Sí, y ha sido una riqueza inmensa. Laicos, FMA, Cooperadores Salesianos, animadores del MJS, voluntarios… Gracias a ellos el carisma de Don Bosco se ha expandido y encarnado en África y en todo el mundo. Si estamos presentes en 137 países hoy, es gracias a este trabajo conjunto de salesianos, laicos, jóvenes y Familia Salesiana. Nosotros —sobre todo los salesianos— debemos convencernos de esto. No hay vuelta atrás. Juntos podemos hacer más y mejor en todo lo que se refiere a la misión salesiana. Trabajar en forma aislada es hoy una sentencia de muerte a lento plazo.
¿Cómo mantienes viva tu espiritualidad?
A través de la oración, el silencio, la contemplación, la intimidad diaria con Jesús, la lectura, el servicio, la meditación y el rosario. No vivir una vida desintegrada. Al contrario, tratar de buscar y encontrar a Dios en todo: en la capilla, en el patio, en el trabajo, en la calle, en la lectura, en el estudio, en la recreación, en los encuentros personales y con grupos, en los viajes. Cuando se vive así, todo se ilumina; incluso la cruz y el sufrimiento se vuelven lugar de encuentro con Dios. En síntesis, lo que te mantiene en carrera, perseverante y fiel: la fuerza de la fe, la oración y la comunidad, el espíritu de familia.
¿Cómo ayudar a otros salesianos a descubrir la vocación misionera?
La vocación misionera no es fruto de un simple deseo de aventura. Es un don de Dios, un llamado a salir de uno mismo para anunciar la alegría del Evangelio. Se descubre en la oración, en la escucha de la Palabra, en el discernimiento acompañado por el confesor y el director espiritual, y en la lectura de los signos de los tiempos, en el servicio, en una vida sacrificada, simple y pobre. Siempre lo he dicho: Dios no juega a las escondidas. Es frontal. Si pone sus ojos sobre ti, se manifiesta. “Al que me ama, me manifestaré” (Jn 14,21). Todo es cuestión de amor en mayúsculas, un amor sincero y verdadero. ¡Hay que tener simplemente los ojos bien abiertos y el corazón inquieto para no dejarlo pasar de largo! “He aquí, yo estoy a la puerta y llamo; si alguno oye mi voz y abre la puerta, entraré a él, y cenaré con él y él conmigo” (Ap 3,20).
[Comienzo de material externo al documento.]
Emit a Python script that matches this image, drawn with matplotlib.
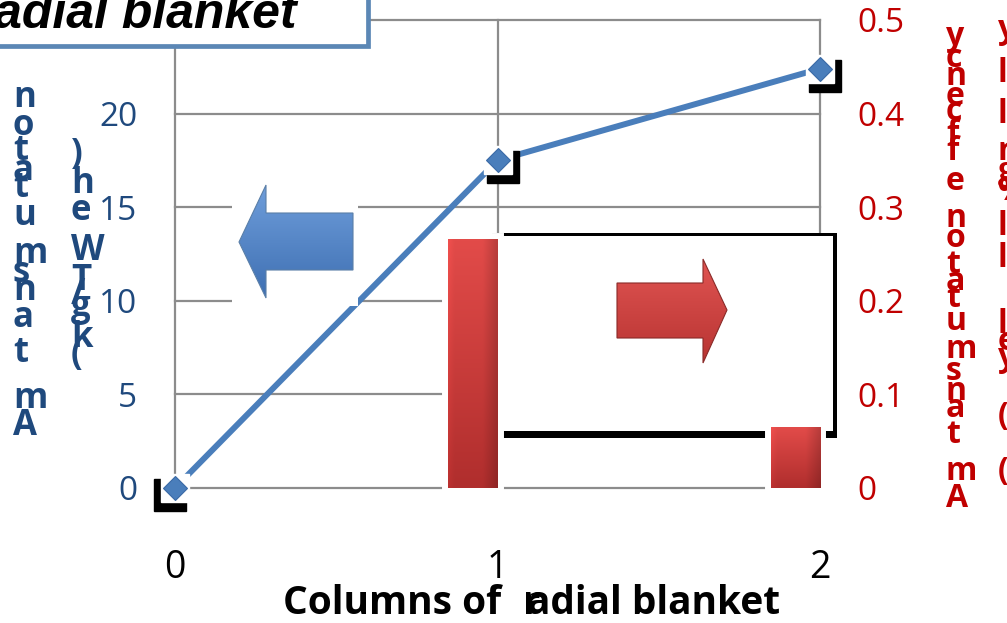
import numpy as np
import matplotlib
matplotlib.use("Agg")
import matplotlib.pyplot as plt
from matplotlib.patches import Rectangle, Polygon
from matplotlib.colors import to_rgb
import matplotlib.transforms as mtransforms

# ---- data -------------------------------------------------------------
columns = [0, 1, 2]
transmutation = [0.0, 17.5, 22.4]          # left axis, kg/TWeh
bar_columns = [1, 2]
efficiency = [0.266, 0.065]                # right axis
left_ticks = [0, 5, 10, 15, 20, 25]
right_ticks = [0, 0.1, 0.2, 0.3, 0.4, 0.5]
right_tick_labels = ["0", "0.1", "0.2", "0.3", "0.4", "0.5"]
x_ticks = [0, 1, 2]
x_tick_labels = ["0", "1", "2"]

# ---- style ------------------------------------------------------------
W, H, DPI = 1007, 623, 100
BLUE_TEXT = "#1F497D"
RED_TEXT = "#C00000"
LINE_BLUE = "#4A7EBB"
GRID = "#8C8C8C"
FONT = "Open Sans"

fig = plt.figure(figsize=(W / DPI, H / DPI), dpi=DPI)
fig.patch.set_facecolor("white")


def fx(px):
    return px / W


def fy(py):
    return 1 - py / H


def vgrad(top, bottom, n=64, side_shade=0.0):
    t = np.linspace(0, 1, n)[:, None, None]
    c0 = np.array(to_rgb(top))[None, None, :]
    c1 = np.array(to_rgb(bottom))[None, None, :]
    img = (1 - t) * c0 + t * c1
    img = np.repeat(img, 32, axis=1)
    if side_shade:
        s = np.linspace(0, 1, 32)
        f = 1 - side_shade * np.clip((s - 0.7) / 0.3, 0, 1) + 0.06 * np.clip((0.12 - s) / 0.12, 0, 1)
        img = np.clip(img * f[None, :, None], 0, 1)
    return img


# ---- main axes: line on the left scale ----------------------------------
L, R, T, B = 175, 820, 20, 488
ax = fig.add_axes([fx(L), fy(B), fx(R) - fx(L), fy(T) - fy(B)])
ax.set_zorder(1)
ax.set_xlim(0, 2)
ax.set_ylim(0, 25)
for s in ax.spines.values():
    s.set_visible(False)
ax.set_xticks(x_ticks, x_tick_labels)
ax.set_yticks(left_ticks)
ax.grid(True, color=GRID, linewidth=1.6)
ax.set_axisbelow(True)
for gl in ax.get_xgridlines() + ax.get_ygridlines():
    gl.set_clip_on(False)
ax.tick_params(axis="both", length=0)
ax.tick_params(axis="y", pad=27, labelsize=24, labelcolor=BLUE_TEXT)
ax.tick_params(axis="x", pad=44, labelsize=27, labelcolor="black")
for lab in ax.get_xticklabels() + ax.get_yticklabels():
    lab.set_fontfamily(FONT)

ax.plot(columns, transmutation, color=LINE_BLUE, lw=4.3, zorder=3,
        solid_capstyle="butt", clip_on=False)

# framed diamond markers with a dark drop shadow
for xi, yi in zip(columns, transmutation):
    dx = -5 if xi == columns[0] else 5
    sh = mtransforms.offset_copy(ax.transData, fig=fig, x=dx, y=-7, units="dots")
    ax.plot([xi], [yi], marker="s", ms=22.5, color="black", mec="black",
            transform=sh, zorder=4, clip_on=False)
    ax.plot([xi], [yi], marker="s", ms=19.5, color="white", mec="white",
            zorder=5, clip_on=False)
    ax.plot([xi], [yi], marker="D", ms=12.5, color=LINE_BLUE, mec="#3A6AA6",
            mew=0.8, zorder=6, clip_on=False)

# ---- overlay for boxes and arrows (pixel coordinates) --------------------
ov = fig.add_axes([0, 0, 1, 1])
ov.set_zorder(2)
ov.patch.set_visible(False)
ov.axis("off")


def grad_poly(pts, top, bottom, z, edge=None):
    poly = Polygon(pts, closed=True, facecolor="none",
                   edgecolor=edge if edge else "none", lw=0.8, zorder=z + 0.1)
    ov.add_patch(poly)
    xs = [p[0] for p in pts]
    ys = [p[1] for p in pts]
    im = ov.imshow(vgrad(top, bottom), extent=(min(xs), max(xs), max(ys), min(ys)),
                   origin="upper", aspect="auto", zorder=z, interpolation="bilinear")
    im.set_clip_path(poly)


# white backing behind the blue arrow
ov.add_patch(Rectangle((232, 170), 126, 136, facecolor="white", edgecolor="none", zorder=1))
grad_poly([(239, 242), (266, 185), (266, 213), (353, 213), (353, 270), (266, 270), (266, 298)],
          "#6F9EDB", "#3E6FB2", 2, edge="#5A7FA8")

# framed panel behind the red arrow
ov.add_patch(Rectangle((492, 233), 345, 205, facecolor="white", edgecolor="none", zorder=1))
ov.add_patch(Rectangle((492, 233), 345, 2.5, facecolor="black", edgecolor="none", zorder=1.5))
ov.add_patch(Rectangle((833, 233), 4, 205, facecolor="black", edgecolor="none", zorder=1.5))
ov.add_patch(Rectangle((492, 431), 345, 7, facecolor="black", edgecolor="none", zorder=1.5))
grad_poly([(727, 310), (703, 259), (703, 283), (617, 283), (617, 338), (703, 338), (703, 363)],
          "#E05452", "#B83432", 2, edge="#8A2A28")

# title panel
ov.add_patch(Rectangle((-20, -20), 387.5, 66, facecolor="white", edgecolor="#5B87B5",
                       lw=3.4, zorder=3))
ov.text(297, 28, "Radial blanket", ha="right", va="baseline", fontsize=36,
        fontweight="bold", fontstyle="italic", family="Liberation Sans",
        color="black", zorder=4)

ov.set_xlim(0, W)
ov.set_ylim(H, 0)

# ---- twin axes: bars on the right scale ---------------------------------
ax2 = ax.twinx()
ax2.set_zorder(3)
ax2.patch.set_visible(False)
for s in ax2.spines.values():
    s.set_visible(False)
ax2.set_yticks(right_ticks, right_tick_labels)
ax2.tick_params(axis="y", length=0, pad=27, labelsize=24, labelcolor=RED_TEXT)
for lab in ax2.get_yticklabels():
    lab.set_fontfamily(FONT)

bar_w = -0.153
bars = ax2.bar(bar_columns, efficiency, width=bar_w, align="edge", color="#C0403E",
               edgecolor="white", linewidth=8.6, zorder=2, clip_on=False)
for b in bars:
    x0 = b.get_x()
    x1 = x0 + b.get_width()
    im = ax2.imshow(vgrad("#E24B49", "#B02E2D", side_shade=0.18),
                    extent=(min(x0, x1), max(x0, x1), 0, b.get_height()),
                    origin="upper", aspect="auto", zorder=3, interpolation="bilinear")
    im.set_clip_on(False)
    im.set_clip_path(b)
ax2.set_xlim(0, 2)
ax2.set_ylim(0, 0.5)

# ---- axis titles, drawn glyph by glyph ---------------------------------
left_title_1 = [("n", 107), ("o", 135), ("t", 160), ("a", 180), ("t", 197), ("u", 225),
                ("m", 263), ("s", 282), ("n", 300), ("a", 327), ("t", 362), ("m", 408),
                ("A", 435)]
left_title_2 = [(")", 164), ("h", 193), ("e", 220), ("W", 260), ("T", 290), ("/", 304),
                ("g", 316), ("k", 347), ("(", 365)]
right_title_1 = [("y", 45), ("c", 67), ("n", 85), ("e", 105), ("c", 120), ("f", 143),
                 ("f", 160), ("e", 190), ("n", 227), ("o", 247), ("t", 273), ("a", 290),
                 ("t", 307), ("u", 330), ("m", 358), ("s", 380), ("n", 400), ("a", 417),
                 ("t", 443), ("m", 480), ("A", 507)]
right_title_2 = [("y", 38), ("l", 82), ("l", 123), ("n", 160), ("g", 180), ("%", 200),
                 ("l", 235), ("l", 267), ("l", 333), ("e", 350), ("y", 366), ("(", 425),
                 ("(", 480)]


def stack(glyphs, x, color, size=24):
    for ch, base in glyphs:
        fig.text(fx(x), fy(base), ch, ha="left", va="baseline", fontsize=size,
                 fontweight="bold", family=FONT, color=color, zorder=6)


stack(left_title_1, 13, BLUE_TEXT, 25)
stack(left_title_2, 71, BLUE_TEXT, 25)
stack(right_title_1, 946, RED_TEXT, 23)
stack(right_title_2, 998, RED_TEXT, 23)

# x axis title
fig.text(fx(283), fy(614), "Columns of", ha="left", va="baseline", fontsize=28,
         fontweight="bold", family=FONT, color="black", zorder=6)
fig.text(fx(523), fy(614), "r", ha="left", va="baseline", fontsize=28,
         fontweight="bold", family=FONT, color="black", zorder=6)
fig.text(fx(527), fy(614), "adial blanket", ha="left", va="baseline", fontsize=28,
         fontweight="bold", family=FONT, color="black", zorder=6)

fig.savefig("out.png", dpi=DPI)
¿Qué mensaje darías hoy a los misioneros salesianos?
Estamos celebrando 150 años del primer envío misionero. Es tiempo de agradecer, repensar y relanzar. Fijemos nuestra mirada en Don Bosco e imitémoslo en todo, sobre todo en su fe, en su paciencia y en su ardor apostólico. Nada ni nadie debe robarnos la alegría de ser misioneros. No hay nada que temer. La misión continúa porque es el Espíritu Santo el que sigue impulsando a su Iglesia. En tiempos difíciles, María Auxiliadora y la Eucaristía sean nuestro puerto seguro. Y recordemos siempre: apasionados por Jesucristo, llevemos a los jóvenes la alegría del Evangelio.